これまでドラマと原作の相違を、「シャーロック・ホームズ」と「鬼平犯科帳」を素材にして、何度か考えてきたが、シャーロック・ホームズのまったく新しいシリーズのドラマをみて、またいろいろと刺激を受けそうだ。「シャーロック」というBBC制作のテレビドラマで、もちろん存在は知っていたが、原作とはかなり離れているということで、まったく見ていなかった。しかし、非常に面白いという記事を読んで、ディスクを探したところ、すべてを含んでいるらしい安価な製品があることを知ったので、購入して、これから順次みていこうと思っている。そして、今日最初の話をみた。
 コナン・ドイルの最初の物語が「緋色の研究」ということだが、この第一話もそうなっている。ワトソンとホームズの出あいから同居することになり、連続殺人事件がおきて、ホームズが解決するという柱は同じだが、内容は原作とは似ても似つかない殺人事件になっている。時代もまったく現代に置き換えられており、原作では、電報が連絡ツールとして用いられているが(後期になると電話が登場する)、この「シャーロック」では、スマホが大活躍していて、私などはとうていできない高度なテクニックが用いられている。しかし、車や部屋の様子などは、それほど近代的とも言い難く、現代のイギリスの住宅環境って、こんな感じなのか、と不思議ではあった。
 ジェレミー・ブレット主演のドラマには、「緋色の研究」はないので、比較しようがないが、原作では、アメリカ開拓時代に、モルモン教徒に娘をさしだすように強要され、逃亡したところを追手に娘と家族が殺され、婚約者の男性が、ロンドンにわたった犯人たちを殺害して仇をうつという話だったが、「シャーロック」では、まったく違う目的の連続殺人事件となっていて、動機という点でいかにもありえない内容になっている。
 3人の自殺者とされた人が、毒のカプセルを飲んで死ぬ場面があり、警察とホームズが捜索するわけだが、タクシー運転手の殺人犯がホームズ宅にやってきて、ホームズを誘い出し、ホームズ自身が殺害されそうになる。運転手が同じようなカプセルをふたつ差し出して、ふたりが同時に一つずつ飲むのだが、ホームズに選択権を与え、選べと迫る。そうやって、前の3人を殺害したのだと、運転手は説明するのだが、その理由は、スポンサーがいて、一人殺害するごとに、報奨金がでる。その報奨金を別居している子どもに遺産として残すのだという。運転手がホームズにカプセルを飲めと迫っているときに、スマホのGPSを頼りにかけつけてきたワトソンが、別棟でその光景をみて、拳銃で運転手を狙撃する。
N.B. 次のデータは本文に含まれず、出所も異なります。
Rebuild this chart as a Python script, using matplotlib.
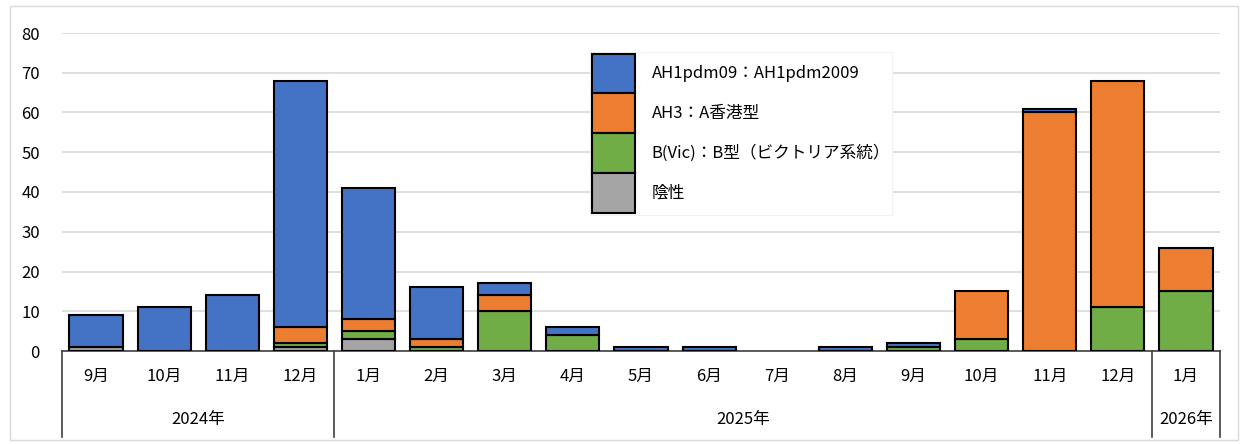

そして、最後にホームズがスポンサーがモリアーティであることを白状させるという設定になっている。
 それから、まったく原作と異なるように設定されているのが、兄のマイクロフトで、この初回から、シャーロックを保護するために監視している人物になっている。
 最初は杖をついて歩いていたワトソンが、ホームズと一緒に、犯人だと勘違いした人を駆け足で追いかけるときに、杖を放り出して普通に走り続ける場面は、笑えた。心因性だとホームズが説明していたので、途中で突然治ってしまうのではないか、と予想していたのだが、その通りになったわけだ。
このように、原作を面白いと思っている者にとっては、かなり驚きの筋書きになっているが、こうした調子で進んでいくのだろう。ただ、あまり原作にとらわれなければ、テンポもよく、話がどんどん進んでいくので、ドラマとしては面白そうだ。